Keep The Ideas Coming One: READ

books

Some of the best sources of new ideas are from other materials you read or watch. Not just books or TV shows; magazines, newspapers, blogs, journals, the nightly news, anything can give you ideas for a character, a setting or a conflict you can turn into a story. And it’s important to expand your reading and viewing material outside the genre you write, to give yourself the broadest selection of ideas.

I just read an article on how life might exist on a comet. It may never blossom into a story, but it’s intriguing enough to put in my notepad app for ideas. I have gotten other ideas that have turned to stories from 1491, Guns, Germs and Steel, American Lion and other books I’ve read. My writing is typically science fiction and fantasy, but none of these books are. Any type of book can give you an idea for any type of story.

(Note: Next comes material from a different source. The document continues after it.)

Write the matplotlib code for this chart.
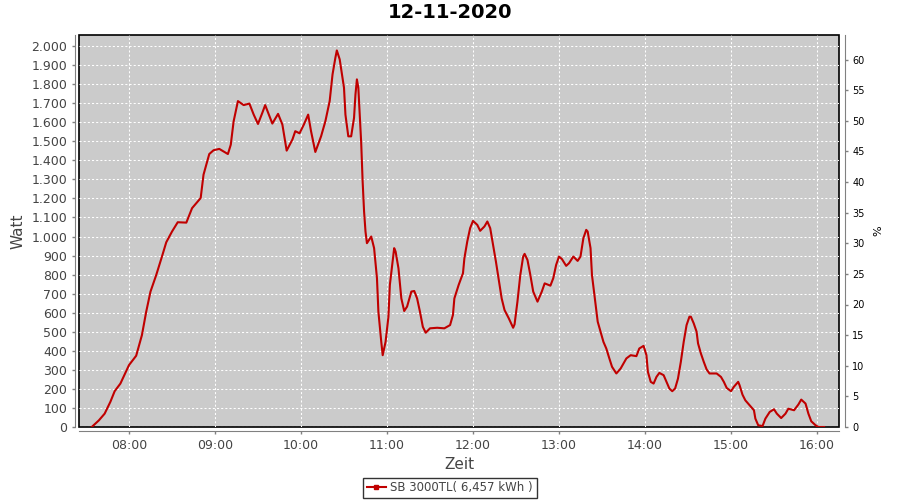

History is a great source of ideas, and comes with the added advantage of detail. George R. R. Martin famously pulls ideas for his Song of Ice and Fire novels from history, which gives his crises and characters an element of veracity they might lack if events were entirely imagined. Little true anecdotes can weave dimension and depth into characters and events in your story that your readers will appreciate.

Suffering from writer’s block? Worried about a lack of new ideas? Watch the news. Read. Take a history class. Read the featured article button on Wikipedia. You’ll be surprised how many ideas start flowing.